UN TASSINARO A NEW YORK ( I, 1987)
DI ALBERTO SORDI
Con ALBERTO SORDI, Anna Longhi, Dom De Luise, George Gaynes.
COMMEDIA
"Il tassinaro" fu l'ultimo grande successo commerciale di Alberto Sordi come star unica di un film: vero, andarono bene anche "Troppo forte", "L'avaro" e "Vacanze di Natale 91", ma in questi titoli Albertone o era un comprimario di lusso, oppure, comunque, come per film di Cervi, benchè il pubblico abbia risposto positivamente, le vette delle classifiche degli incassi rimasero a distanza. Quattro anni dopo il film che vedeva il tassista Pietro Marchetti, uomo del popolo, vivere una Roma cambiata in diversi aneddoti, lo stesso personaggio viene infilato in un sequel nel quale lui e la moglie vanno a New York, poi a Miami, a trovare il figlio che studia laggiù: per l'appunto, la sera prima di partire, l'ultima corsa di Pietro lo vede testimone dell'omicidio di un facoltoso politico, e i mafiosi che sono dietro al misfatto lo seguono anche in America. Sono impressionanti la pochezza di questo film, la non capacità di suscitare un minimo sorriso, la grossolanità di un personaggio che punta tutto su una "raccomandazione" per il figlio, come fosse un valore positivo, ma quel che sbalordisce, letteralmente, è come sbaglia i tempi recitativi un fuoriclasse come Sordi. Passi per la regia, si sa che quando passava dietro la macchina da presa, il grande attore tirava fuori una retorica ultraconservatrice goffa e arcaica, ma che non azzecchi un'espressione, un gesto, un'intonazione, lascia attoniti.
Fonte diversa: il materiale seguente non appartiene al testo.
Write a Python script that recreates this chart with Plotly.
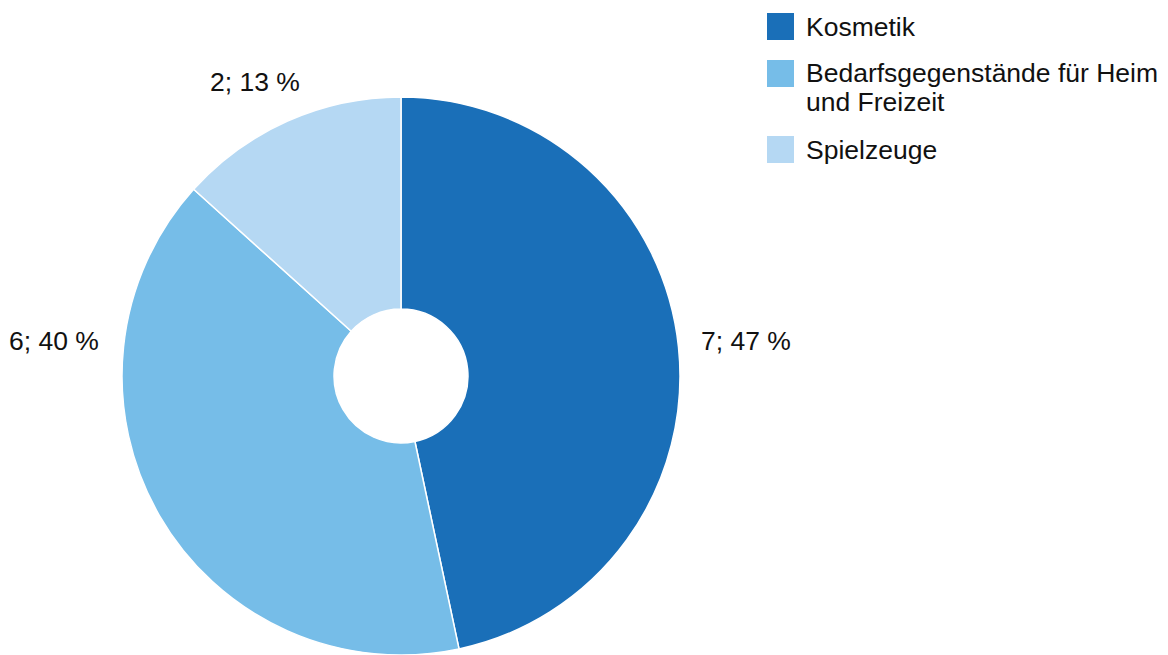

Tra noia e scene messe insieme in maniera arruffata, vedi la presunta gag con George Gaynes che intona "Arrivederci Roma", scivolano lentamente i siparietti tra Sordi e Anna Longhi, a suon di "spaghetti & tomato" e tra il protagonista e regista e Dom De Luise sull'onda di "Stai senza pensieri": un filmetto superfluo, tendente al patetico, con un'ottica vetusta. Se si vuol bene a Alberto Sordi, meglio risparmiarselo.